AL Manager of the Year: Joe Girardi, New York Yankees

7 of 10

    Team Record: 15-10, Run Differential: +7

    Of all of the preseason narratives and predictions about the 2013 New York Yankees, an important one was often left out: Joe Girardi is a really, really good manager.

    While you can debate how much difference a baseball manager can or can't make over the course of a 162-game season, consider this about Girardi's highly successful six-plus seasons on the bench: He's received Manager of the Year votes in five, including winning the award in 2006 as skipper of the Marlins.

    The current Yankees are old, injured and devoid of the talent Girardi had during back-to-back ALCS trips in 2009 and 2010, but despite the obstacles, they stayed afloat through April.

    If it continues, Girardi's name will be in this discussion once again.

NL Manager of the Year: Clint Hurdle, Pittsburgh Pirates

8 of 10

    Team Record: 15-11, Run Differential: +4

    In sports, timing can often overshadow the full story.

    The final chapters of the 2011 and 2012 Pirates, covering Hurdle's first two years in Pittsburgh, left fans with sour tastes in their mouths heading into the offseason. Simply put, the franchise collapsed in consecutive Augusts and Septembers, turning first-place standings in late July into another pair of under .500 finishes.

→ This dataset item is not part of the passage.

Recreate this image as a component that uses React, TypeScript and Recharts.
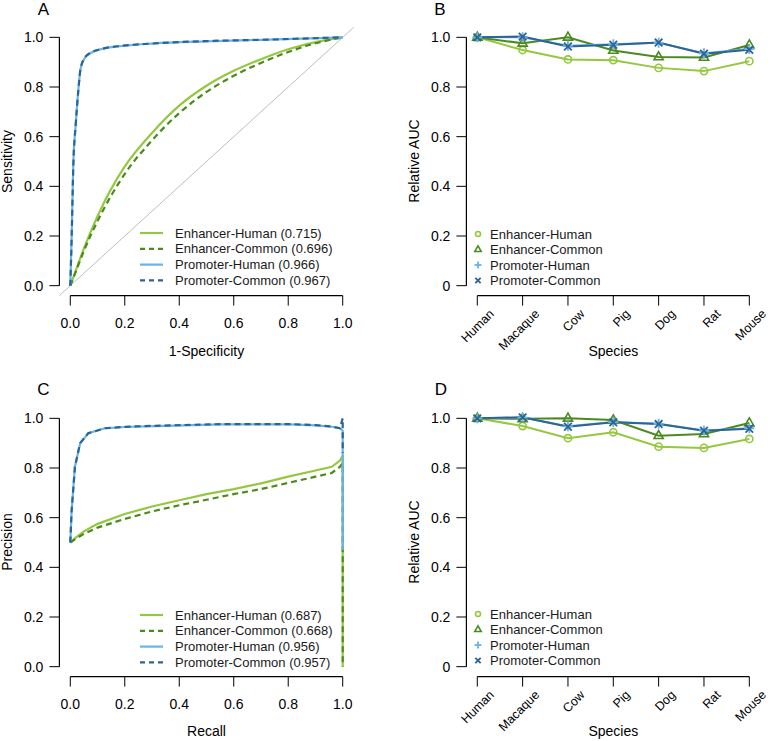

    Yet look closer and you'll see the big picture during Hurdle's time in Steel City: The franchise won 57 games in 2010, the year before he arrived.

    In the two years since, the win totals have jumped from 57 to 72 to 79.

    If A.J. Burnett continues to pitch like an ace, Andrew McCutchen gets hot and the bullpen stays dominant, first place may last longer than late July and .500 could become a realistic goal for the ever-improving Bucs.

AL Comeback Player of the Year: Vernon Wells, New York Yankees

9 of 10

    Stats: .307/.374/.557, 6 HR, 13 RBI, 14 R, 1.6 WAR

    The Comeback Player of the Year is often represented by different stories and tales of redemption. It can go to a former star off of a down year, a player returning from a grueling injury or sickness or an older player finding the fountain of youth one last time.

    In the case of Vernon Wells, it feels like the most unlikely return to glory in a long, long time.

    Simply put, Wells was one of the worst and least productive baseball players alive over the past two seasons. His .667 OPS was horrid, 86 OPS-plus embarrassing and 121-36 K/BB ratio suggested a hitter totally lost at the plate.

    Now, out of nowhere, he's been rejuvenated by New York and playing for the Yankees.

    If his play continues, look for Wells to unseat Ichiro Suzuki as the everyday right fielder once Curtis Granderson returns from injury.

NL Comeback Player of the Year: Carl Crawford, Los Angeles Dodgers

10 of 10

    Stats: .308/.388/.516, 4 HR, 6 RBI, 20 R, 1.1 WAR

    From 2002-2010, mostly playing in obscurity in Tampa Bay, Carl Crawford laid the groundwork for a future run at 3,000 hits and the Hall of Fame. At the age of 29, he departed for Boston with a career .296 batting average and 1,480 career hits. With the Green Monster at his back, he was expected to be worth all of the $140-plus million the Red Sox paid to sign him.

    Of course, injuries, issues with the media and a .292 OBP in 161 games got Crawford and his contract shipped out of Boston last August.

    Through the first month of the season, the old Crawford is back, setting the tone for the top of the Dodgers' order.

    On Sunday, his two home runs backed Clayton Kershaw in a victory over the Brewers. For the first time since his days in Tampa, Crawford was the best player on the field.

    Who would you pick to win the 2013 MLB Awards?